Bill Would Allow Religious Adoption Agencies to Use Doctrine to Reject Parents
Oklahoma is being accused of being part of a new trend to erode LGBT adoption rights. The Oklahoma state senate will soon be voting on Senate Bill 1140. This new bill will allow private adoption agencies to use their personal moral and religious convictions to decide if a potential adopter is acceptable. The bill would also shield these organizations from lawsuits claiming discrimination.

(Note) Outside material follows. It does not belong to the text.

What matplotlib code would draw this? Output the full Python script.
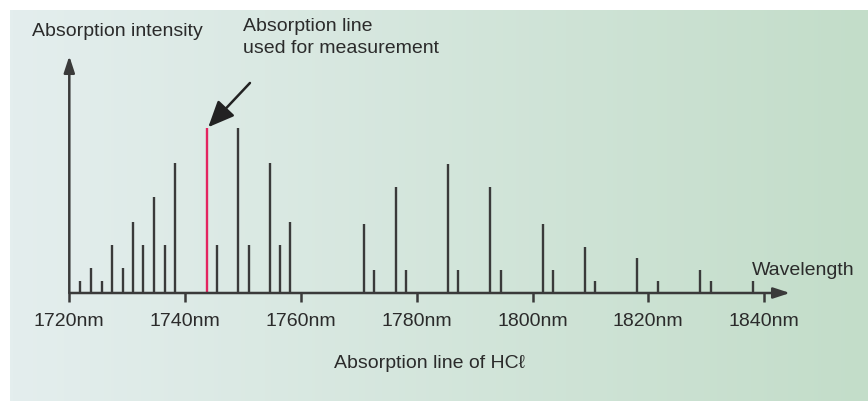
import numpy as np
import matplotlib
matplotlib.use("Agg")
import matplotlib.pyplot as plt
from matplotlib.colors import to_rgb

plt.rcParams['font.family'] = ['Liberation Sans', 'DejaVu Sans']

# HCl absorption lines (nm) and relative intensity
wavelengths = [1721.9, 1723.8, 1725.6, 1727.4, 1729.2, 1731.0, 1732.8, 1734.6,
               1736.5, 1738.3, 1745.5, 1749.2, 1751.0, 1754.6, 1756.4, 1758.2,
               1770.9, 1772.7, 1776.4, 1778.2, 1785.4, 1787.2, 1792.7, 1794.5,
               1801.8, 1803.5, 1809.0, 1810.8, 1818.1, 1821.7, 1828.9, 1830.8,
               1838.1]
intensity = [7, 15, 7, 29, 15, 43, 29, 58,
             29, 79, 29, 100, 29, 79, 29, 43,
             42, 14, 64, 14, 78, 14, 64, 14,
             42, 14, 28, 7, 21, 7, 14, 7,
             7]
# line used for measurement
meas_wl = 1743.7
meas_int = 100

tick_nm = [1720, 1740, 1760, 1780, 1800, 1820, 1840]
tick_labels = [f"{t}nm" for t in tick_nm]

W, H = 868, 401
INK = '#2b2b2b'
LINE = '#3a3a3a'
RED = '#e3245f'
FS = 14


def fx(px):
	return px / W


def fy(py):
	return 1 - py / H


fig = plt.figure(figsize=(W / 100, H / 100), dpi=100)
fig.patch.set_facecolor('white')

# background gradient panel
bg = fig.add_axes([fx(10), 0, 1 - fx(10), fy(10)])
c0, c1 = np.array(to_rgb('#e4eeee')), np.array(to_rgb('#c3ddc9'))
t = np.linspace(0, 1, 256)[None, :, None]
bg.imshow(c0 * (1 - t) + c1 * t, aspect='auto', extent=[0, 1, 0, 1])
bg.axis('off')

x_left, x_right = 69.3, 790
y_base, y_top = 293, 56
px_per_nm = 5.79
px_per_unit = 1.65

ax = fig.add_axes([fx(x_left), fy(y_base), (x_right - x_left) / W, (y_base - y_top) / H])
ax.set_xlim(1720, 1720 + (x_right - x_left) / px_per_nm)
ax.set_ylim(0, (y_base - y_top) / px_per_unit)
ax.patch.set_visible(False)
for s in ax.spines.values():
	s.set_visible(False)

ax.vlines(wavelengths, 0, intensity, colors=LINE, lw=1.7)
ax.vlines(meas_wl, 0, meas_int, colors=RED, lw=1.7)

arrow = dict(arrowstyle='-|>,head_length=0.55,head_width=0.18', lw=1.8,
	color=LINE, mutation_scale=18, shrinkA=0, shrinkB=0)
ax.annotate('', xy=(0, 1), xytext=(0, 0), xycoords='axes fraction', arrowprops=arrow)
ax.annotate('', xy=(1, 0), xytext=(0, 0), xycoords='axes fraction', arrowprops=arrow)

ax.set_xticks(tick_nm)
ax.set_xticklabels(tick_labels)
ax.set_yticks([])
ax.tick_params(axis='x', direction='out', length=6.5, width=1.8, color=LINE,
	pad=8, labelsize=FS, labelcolor=INK)
ax.set_xlabel('Absorption line of HCℓ', fontsize=FS, color=INK, labelpad=18)

# pointer to the measurement line
ax.annotate('', xy=(meas_wl + 0.3, meas_int + 0.5), xytext=(1751.2, 127.3),
	annotation_clip=False,
	arrowprops=dict(arrowstyle='-|>,head_length=0.8,head_width=0.35', lw=1.8,
		color='#222222', mutation_scale=20, shrinkA=0, shrinkB=0))

fig.text(fx(32), fy(36), 'Absorption intensity', fontsize=FS, color=INK, va='baseline')
fig.text(fx(243), fy(18), 'Absorption line\nused for measurement', fontsize=FS,
	color=INK, va='top', linespacing=1.4)
fig.text(fx(752), fy(275), 'Wavelength', fontsize=FS, color=INK, va='baseline')

fig.savefig('out.png', dpi=100)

LGBT organizations argue this would allow discrimination against themselves, single, or unwed individuals that want to adopt children. An additional argument could be made based on need. There are 9,000 children that need homes in Oklahoma. An LGBT couple is four times more likely to raise an adoptive child and six times more likely to become a foster couple. Therefore, this bill could mean that some children will have a tougher time finding homes.
At least seven other states have passed similar measures. Proponents of the bill argue this is about the government not forcing religious organizations to violate their deeply held beliefs in order for them to operate.
LGBT organizations have begun to start a statewide publicity campaign to raise enough awareness to defeat the measure. It is unclear what the likelihood of the bill becoming a law is at this point. There is no scientific evidence that a child adopted by a homosexual couple is prone to any particular harmful effects as a result of their parent’s sexuality.
Meanwhile, same-sex adoption has just become legal in Australia on Thursday.